**Data provided**
▬▬▬▬▬▬▬▬▬▬

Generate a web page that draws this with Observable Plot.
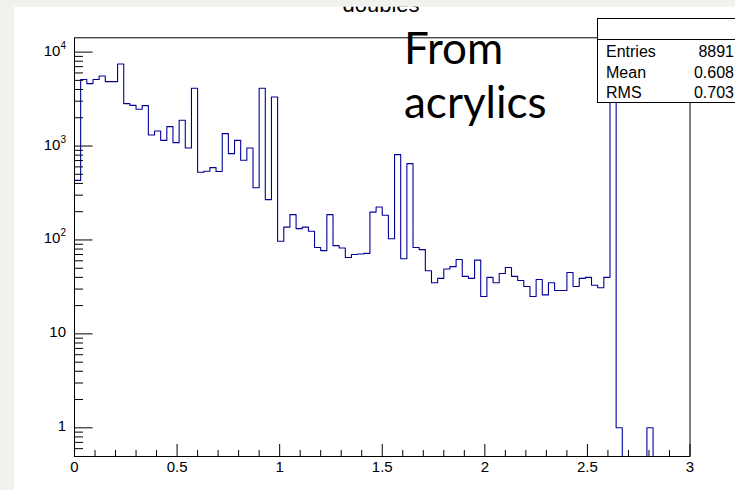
<!DOCTYPE html>
<html><head><meta charset="utf-8">
<script src="https://cdn.jsdelivr.net/npm/d3@7"></script>
<script src="https://cdn.jsdelivr.net/npm/@observablehq/plot@0.6"></script>
<style>html,body{margin:0;padding:0;background:#fff;} svg{display:block;}</style>
</head><body><div id="chart"></div>
<script>
// ---- data ----
const xMin = 0, xMax = 3, nBins = 100;
const counts = [
  431, 5100, 4620, 5100, 5570, 4850, 4850, 7470, 2830, 2710,
  2460, 2690, 1310, 1445, 1150, 1610, 1087, 1880, 953, 4120,
  525, 538, 589, 535, 1356, 830, 1150, 705, 953, 360,
  4120, 269, 3325, 97, 137, 186, 132, 137, 124, 83,
  77, 186, 87, 82, 65, 70, 71, 72, 198, 224,
  183, 103, 810, 63, 649, 83, 79, 47, 35, 39,
  49, 52, 62, 41, 39, 61, 25, 40, 35, 44,
  51, 41, 37, 32, 25, 38, 26, 35, 29, 29,
  45, 32, 39, 40, 33, 31, 40, 9000, 1, 0,
  0, 0, 0, 1, 0, 0, 0, 0, 0, 0
];
const yRange = [0.495, 14200];
const xMajorTicks = [0, 0.5, 1, 1.5, 2, 2.5, 3];
const xMinorTicks = [0.1,0.2,0.3,0.4,0.6,0.7,0.8,0.9,1.1,1.2,1.3,1.4,1.6,1.7,1.8,1.9,2.1,2.2,2.3,2.4,2.6,2.7,2.8,2.9];
const xTickLabels = ["0", "0.5", "1", "1.5", "2", "2.5", "3"];
const yMajorTicks = [1, 10, 100, 1000, 10000];
const yTickBase = ["1", "10", "10", "10", "10"];
const yTickExp = ["", "", "2", "3", "4"];
const yMinorTicks = [0.6,0.7,0.8,0.9,2,3,4,5,6,7,8,9,20,30,40,50,60,70,80,90,200,300,400,500,600,700,800,900,2000,3000,4000,5000,6000,7000,8000,9000];
const statsNames = ["Entries", "Mean", "RMS"];
const statsValues = ["8891", "0.608", "0.703"];
const titleText = "doubles";
const noteLines = ["From", "acrylics"];

// ---- layout ----
const W = 735, H = 490;
const mL = 74, mR = 45.5, mT = 37.3, mB = 34;
const fw = W - mL - mR, fh = H - mT - mB;
const lineColor = "#000099";
const font = "'Liberation Sans', Arial, Helvetica, sans-serif";

const binW = (xMax - xMin) / nBins;
const pts = counts.map((c, i) => ({x: xMin + i * binW, y: c > 0 ? c : yRange[0]}));
pts.push({x: xMax, y: pts[pts.length - 1].y});

const plot = Plot.plot({
  width: W, height: H,
  marginLeft: mL, marginRight: mR, marginTop: mT, marginBottom: mB,
  style: {background: "white", fontFamily: font, fontSize: "15px", color: "black"},
  x: {domain: [xMin, xMax]},
  y: {type: "log", domain: yRange, axis: null},
  marks: [
    Plot.line(pts, {x: "x", y: "y", curve: "step-after", stroke: lineColor, strokeWidth: 1.1, clip: true}),
    Plot.ruleX(xMajorTicks, {x: d => d, insetTop: fh - 12, stroke: "black"}),
    Plot.ruleX(xMinorTicks, {x: d => d, insetTop: fh - 6, stroke: "black"}),
    Plot.ruleY(yMajorTicks, {y: d => d, insetRight: fw - 18.5, stroke: "black"}),
    Plot.ruleY(yMinorTicks, {y: d => d, insetRight: fw - 9, stroke: "black"}),
    Plot.axisX(xMajorTicks, {tickSize: 0, tickPadding: 5, tickFormat: (d, i) => xTickLabels[i], label: null, fontSize: 15}),
    Plot.frame({stroke: "black"})
  ]
});

const svg = d3.select(plot);
const ys = plot.scale("y");
const yScale = v => {
  const [d0, d1] = ys.domain, [r0, r1] = ys.range;
  return r0 + (Math.log10(v) - Math.log10(d0)) / (Math.log10(d1) - Math.log10(d0)) * (r1 - r0);
};
// y tick labels with superscripts
const yl = svg.append("g").attr("font-family", font).attr("fill", "black");
yMajorTicks.forEach((v, i) => {
  const t = yl.append("text").attr("x", mL - 8).attr("y", yScale(v)).attr("text-anchor", "end")
    .attr("dominant-baseline", "middle").attr("font-size", 15);
  t.append("tspan").text(yTickBase[i]);
  if (yTickExp[i]) t.append("tspan").attr("dy", -6).attr("font-size", 10).text(yTickExp[i]);
});

// title (partially hidden at top, as in the original screenshot)
svg.append("text").attr("x", 381).attr("y", 12).attr("text-anchor", "middle")
  .attr("font-family", font).attr("font-size", 22).attr("fill", "black").text(titleText);

// annotation
noteLines.forEach((s, i) => {
  svg.append("text").attr("x", 404).attr("y", 64 + i * 54).attr("text-anchor", "start")
    .attr("font-family", "Lato, 'Open Sans', sans-serif").attr("font-size", 44).attr("fill", "black").text(s);
});

// stats box
const sb = svg.append("g");
sb.append("rect").attr("x", 597.5).attr("y", 18.5).attr("width", 200).attr("height", 84)
  .attr("fill", "white").attr("stroke", "black").attr("stroke-width", 1);
sb.append("line").attr("x1", 597.5).attr("x2", 800).attr("y1", 39.5).attr("y2", 39.5).attr("stroke", "black");
statsNames.forEach((n, i) => {
  const yy = 57 + i * 20.5;
  sb.append("text").attr("x", 606).attr("y", yy).attr("text-anchor", "start").attr("font-family", font).attr("font-size", 16).attr("fill", "black").text(n);
  sb.append("text").attr("x", 734).attr("y", yy).attr("text-anchor", "end").attr("font-family", font).attr("font-size", 16).attr("fill", "black").text(statsValues[i]);
});

// page margins (grey)
svg.append("rect").attr("x", 0).attr("y", 0).attr("width", W).attr("height", 6.7).attr("fill", "#f2f1ed");
svg.append("rect").attr("x", 0).attr("y", 0).attr("width", 14).attr("height", H).attr("fill", "#f2f1ed");

document.getElementById("chart").appendChild(plot);
</script></body></html>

▬▬▬▬▬▬▬▬▬▬

**Requirement**
Repeat the data exactly, dropping every picture it holds.

**Answer to the exercise**
Generate a web page that draws this with Observable Plot.
<!DOCTYPE html>
<html><head><meta charset="utf-8">
<script src="https://cdn.jsdelivr.net/npm/d3@7"></script>
<script src="https://cdn.jsdelivr.net/npm/@observablehq/plot@0.6"></script>
<style>html,body{margin:0;padding:0;background:#fff;} svg{display:block;}</style>
</head><body><div id="chart"></div>
<script>
// ---- data ----
const xMin = 0, xMax = 3, nBins = 100;
const counts = [
  431, 5100, 4620, 5100, 5570, 4850, 4850, 7470, 2830, 2710,
  2460, 2690, 1310, 1445, 1150, 1610, 1087, 1880, 953, 4120,
  525, 538, 589, 535, 1356, 830, 1150, 705, 953, 360,
  4120, 269, 3325, 97, 137, 186, 132, 137, 124, 83,
  77, 186, 87, 82, 65, 70, 71, 72, 198, 224,
  183, 103, 810, 63, 649, 83, 79, 47, 35, 39,
  49, 52, 62, 41, 39, 61, 25, 40, 35, 44,
  51, 41, 37, 32, 25, 38, 26, 35, 29, 29,
  45, 32, 39, 40, 33, 31, 40, 9000, 1, 0,
  0, 0, 0, 1, 0, 0, 0, 0, 0, 0
];
const yRange = [0.495, 14200];
const xMajorTicks = [0, 0.5, 1, 1.5, 2, 2.5, 3];
const xMinorTicks = [0.1,0.2,0.3,0.4,0.6,0.7,0.8,0.9,1.1,1.2,1.3,1.4,1.6,1.7,1.8,1.9,2.1,2.2,2.3,2.4,2.6,2.7,2.8,2.9];
const xTickLabels = ["0", "0.5", "1", "1.5", "2", "2.5", "3"];
const yMajorTicks = [1, 10, 100, 1000, 10000];
const yTickBase = ["1", "10", "10", "10", "10"];
const yTickExp = ["", "", "2", "3", "4"];
const yMinorTicks = [0.6,0.7,0.8,0.9,2,3,4,5,6,7,8,9,20,30,40,50,60,70,80,90,200,300,400,500,600,700,800,900,2000,3000,4000,5000,6000,7000,8000,9000];
const statsNames = ["Entries", "Mean", "RMS"];
const statsValues = ["8891", "0.608", "0.703"];
const titleText = "doubles";
const noteLines = ["From", "acrylics"];

// ---- layout ----
const W = 735, H = 490;
const mL = 74, mR = 45.5, mT = 37.3, mB = 34;
const fw = W - mL - mR, fh = H - mT - mB;
const lineColor = "#000099";
const font = "'Liberation Sans', Arial, Helvetica, sans-serif";

const binW = (xMax - xMin) / nBins;
const pts = counts.map((c, i) => ({x: xMin + i * binW, y: c > 0 ? c : yRange[0]}));
pts.push({x: xMax, y: pts[pts.length - 1].y});

const plot = Plot.plot({
  width: W, height: H,
  marginLeft: mL, marginRight: mR, marginTop: mT, marginBottom: mB,
  style: {background: "white", fontFamily: font, fontSize: "15px", color: "black"},
  x: {domain: [xMin, xMax]},
  y: {type: "log", domain: yRange, axis: null},
  marks: [
    Plot.line(pts, {x: "x", y: "y", curve: "step-after", stroke: lineColor, strokeWidth: 1.1, clip: true}),
    Plot.ruleX(xMajorTicks, {x: d => d, insetTop: fh - 12, stroke: "black"}),
    Plot.ruleX(xMinorTicks, {x: d => d, insetTop: fh - 6, stroke: "black"}),
    Plot.ruleY(yMajorTicks, {y: d => d, insetRight: fw - 18.5, stroke: "black"}),
    Plot.ruleY(yMinorTicks, {y: d => d, insetRight: fw - 9, stroke: "black"}),
    Plot.axisX(xMajorTicks, {tickSize: 0, tickPadding: 5, tickFormat: (d, i) => xTickLabels[i], label: null, fontSize: 15}),
    Plot.frame({stroke: "black"})
  ]
});

const svg = d3.select(plot);
const ys = plot.scale("y");
const yScale = v => {
  const [d0, d1] = ys.domain, [r0, r1] = ys.range;
  return r0 + (Math.log10(v) - Math.log10(d0)) / (Math.log10(d1) - Math.log10(d0)) * (r1 - r0);
};
// y tick labels with superscripts
const yl = svg.append("g").attr("font-family", font).attr("fill", "black");
yMajorTicks.forEach((v, i) => {
  const t = yl.append("text").attr("x", mL - 8).attr("y", yScale(v)).attr("text-anchor", "end")
    .attr("dominant-baseline", "middle").attr("font-size", 15);
  t.append("tspan").text(yTickBase[i]);
  if (yTickExp[i]) t.append("tspan").attr("dy", -6).attr("font-size", 10).text(yTickExp[i]);
});

// title (partially hidden at top, as in the original screenshot)
svg.append("text").attr("x", 381).attr("y", 12).attr("text-anchor", "middle")
  .attr("font-family", font).attr("font-size", 22).attr("fill", "black").text(titleText);

// annotation
noteLines.forEach((s, i) => {
  svg.append("text").attr("x", 404).attr("y", 64 + i * 54).attr("text-anchor", "start")
    .attr("font-family", "Lato, 'Open Sans', sans-serif").attr("font-size", 44).attr("fill", "black").text(s);
});

// stats box
const sb = svg.append("g");
sb.append("rect").attr("x", 597.5).attr("y", 18.5).attr("width", 200).attr("height", 84)
  .attr("fill", "white").attr("stroke", "black").attr("stroke-width", 1);
sb.append("line").attr("x1", 597.5).attr("x2", 800).attr("y1", 39.5).attr("y2", 39.5).attr("stroke", "black");
statsNames.forEach((n, i) => {
  const yy = 57 + i * 20.5;
  sb.append("text").attr("x", 606).attr("y", yy).attr("text-anchor", "start").attr("font-family", font).attr("font-size", 16).attr("fill", "black").text(n);
  sb.append("text").attr("x", 734).attr("y", yy).attr("text-anchor", "end").attr("font-family", font).attr("font-size", 16).attr("fill", "black").text(statsValues[i]);
});

// page margins (grey)
svg.append("rect").attr("x", 0).attr("y", 0).attr("width", W).attr("height", 6.7).attr("fill", "#f2f1ed");
svg.append("rect").attr("x", 0).attr("y", 0).attr("width", 14).attr("height", H).attr("fill", "#f2f1ed");

document.getElementById("chart").appendChild(plot);
</script></body></html>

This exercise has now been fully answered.